Macron rend hommage au comédien Michel Bouquet
Un monstre sacré du théâtre salué par Emmanuel Macron, les larmes de Muriel Robin: un hommage national aux Invalides a été rendu mercredi au comédien Michel Bouquet, décédé mi-avril à l'âge de 96 ans.
"Il a brûlé les planches et crevé l'écran 70 années durant", a affirmé durant l'éloge funèbre le président de la République, tout juste réélu, et quelques heures après avoir effectué sa première sortie publique depuis dimanche à Cergy (Val-d'Oise).
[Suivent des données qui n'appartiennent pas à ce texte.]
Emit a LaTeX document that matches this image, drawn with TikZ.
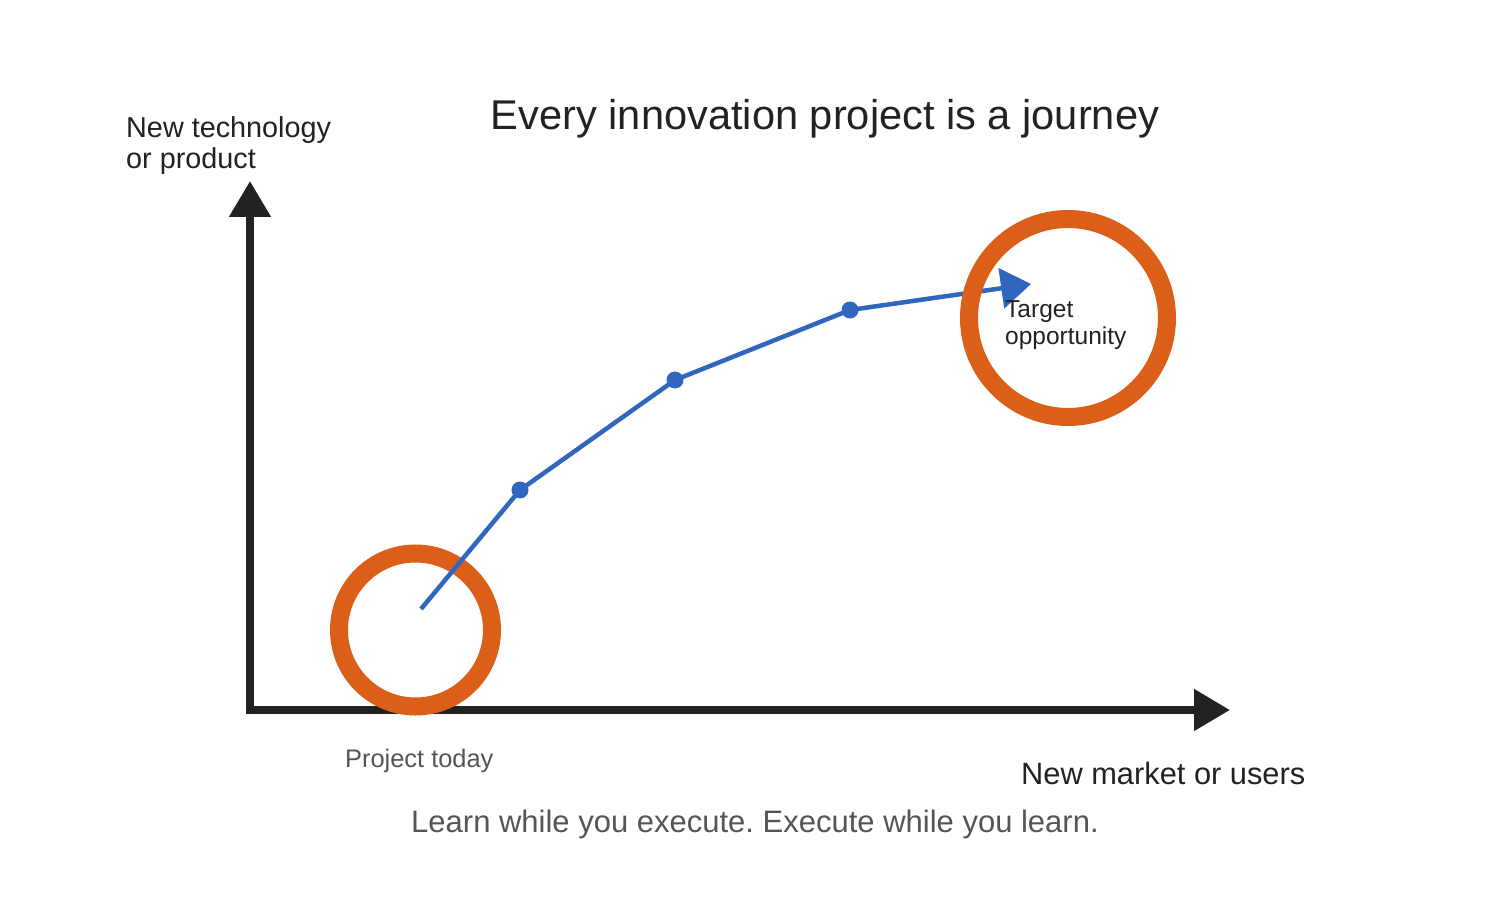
\documentclass[tikz,border=0pt]{standalone}
\usepackage{fontspec}
\setmainfont{Liberation Sans}
\usetikzlibrary{arrows.meta}
\definecolor{axisc}{HTML}{222222}
\definecolor{ringc}{RGB}{220,95,25}
\definecolor{pathc}{RGB}{48,102,190}
\definecolor{textc}{HTML}{222222}
\definecolor{greyc}{HTML}{555555}
\frenchspacing
\begin{document}
\begin{tikzpicture}[x=1pt,y=-1pt,
  axis/.style={draw=axisc, line width=8pt, line cap=rect, -{Triangle[length=36pt,width=40pt]}},
  ring/.style={circle, draw=ringc, line width=18pt, inner sep=0pt},
  journey/.style={draw=pathc, line width=4.5pt, -{Triangle[length=30pt,width=40pt]}},
  waypoint/.style={circle, fill=pathc, inner sep=0pt, minimum size=17pt},
  lbl/.style={inner sep=0pt, text=textc, anchor=base west},
]
\useasboundingbox[fill=white] (0,0) rectangle (1500,920);
% axes
\coordinate (origin) at (250,710);
\coordinate (ytop) at (250,181);
\coordinate (xend) at (1230,710);
\draw[axis] (origin) -- (ytop);
\draw[axis] (origin) -- (xend);
% start ring
\node[ring, minimum size=153pt] (today) at (415.5,630) {};
% journey
\node[waypoint] (w1) at (520,490) {};
\node[waypoint] (w2) at (675,380) {};
\node[waypoint] (w3) at (850,310) {};
\coordinate (start) at (421,609);
\coordinate (tip) at (1031,284);
\draw[journey] (start) -- (w1.center) -- (w2.center) -- (w3.center) -- (tip);
% target ring
\node[ring, minimum size=198pt] (target) at (1068,318) {};
% texts
\node[inner sep=0pt, text=textc, anchor=base, font=\fontsize{41.6}{50}\selectfont] (title) at (825,130) {Every innovation project is a journey};
\node[lbl, font=\fontsize{28.8}{31}\selectfont, align=left] (ylabel) at (126,169) {New technology\\or product};
\node[lbl, font=\fontsize{24.5}{27}\selectfont, align=left] (tlabel) at (1005,344) {Target\\opportunity};
\node[lbl, text=greyc, font=\fontsize{25.4}{30}\selectfont] (todaylabel) at (345,767) {Project today};
\node[lbl, font=\fontsize{30.8}{36}\selectfont] (xlabel) at (1021,784) {New market or users};
\node[inner sep=0pt, text=greyc, anchor=base, font=\fontsize{31}{36}\selectfont] (motto) at (755,832) {Learn while you execute. Execute while you learn.};
\end{tikzpicture}
\end{document}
"Il a régné sur le théâtre en monstre sacré (...) de nos monuments littéraires, il révélait des aspects insoupçonnés, ouvrait des brèches nouvelles", a encore souligné le chef de l'Etat qui était accompagné pour la cérémonie de son épouse Brigitte. En compagnie d'une dizaine d'élèves du Conservatoire national supérieur d'art dramatique où Michel Bouquet a été professeur, il a déposé des fleurs blanches au pied d'un portrait de l'acteur.
Contrairement aux récents hommages nationaux rendus à Jean-Paul Belmondo (2021) ou Charles Aznavour (2018), le cercueil n'était pas présent, M. Bouquet ayant déjà été inhumé le 15 avril dans la plus stricte intimité dans le village natal de son épouse, la comédienne Juliette Carré, dans l'Yonne.
A la cérémonie, l'actrice était entourée d'autres membres de la famille et de noms de la scène et du cinéma français, notamment les comédiens Michel Boujenah, Catherine Frot, Fabrice Luchini, Pierre Arditi et Muriel Robin qui fut l'élève de Michel Bouquet au Conservatoire.
C'est elle qui a livré le discours le plus émouvant, se rappelant comment Michel Bouquet l'avait sauvée à un moment où elle voulait "tout arrêter". "J'avais 25 ans. Vous m'avez rattrapée au vol avec quelques mots qui m'ont bouleversée: 'je suis ton père de théâtre' (...) Monsieur Bouquet, je vous le dis sans emphase: vous m'avez sans doute empêchée de mourir et plus encore donné à vivre", a-t-elle lancé.
"Votre tendresse teintée de pudeur ne me quittera jamais. Le roi se meurt. Pas vous, pas toi, surtout pas toi", a-t-elle ajouté, la voix étranglée. "Quand tu jouais, Michel, tu imposais, et ce qui est très rare, quelque chose qui est de l'ordre de l'incontestable (...) personne ne pouvait te remplacer", a déclaré M. Luchini.
"Michel tu es le théâtre et le théâtre ne meurt jamais", a pour sa part affirmé Pierre Arditi. Inoubliable dans "Le roi se meurt" d'Ionesco - qu'il a joué pas moins de 800 fois - et dans "L'Avare" de Molière, Michel Bouquet s'est éteint le 13 avril.
Il avait aussi marqué le cinéma en incarnant un étonnant Mitterrand au soir de sa vie dans "Le Promeneur du Champ-de-Mars", de Robert Guédiguian (2005). Ce rôle lui a valu le César du meilleur acteur, après celui reçu quelques années auparavant pour le film d'Anne Fontaine "Comment j'ai tué mon père" (2002).
A l'écran, il aura aussi incarné des personnages secrets dans les films de Claude Chabrol ("La femme infidèle" en 1969), joué sous la direction de François Truffaut ("La mariée était en noir" en 1967) et été un magistral Javert, pourchassant Jean Valjean dans "Les Misérables" de Robert Hossein (1982).
Mais c'est pour le théâtre que ce géant de la scène affichait sa préférence, faisant connaître en France l'oeuvre de Harold Pinter et se mettant au service de grands textes classiques (Molière, Diderot ou Strindberg) et contemporains (Samuel Beckett, Eugène Ionesco, Albert Camus ou Thomas Bernhard).
Né le 6 novembre 1925 à Paris, fils d'un officier devenu prisonnier de guerre, Michel Bouquet devait son goût du spectacle à sa mère qui l'emmenait régulièrement à l'Opéra Comique. "A chaque fois que le rideau se levait, il n'y avait plus l'horreur de la guerre, il n'y avait plus les Allemands autour (...), le monde irréel dépassait de très loin le monde réel. Ça a été le meilleur enseignement de ma vie", avait-il raconté à l'AFP en 2019.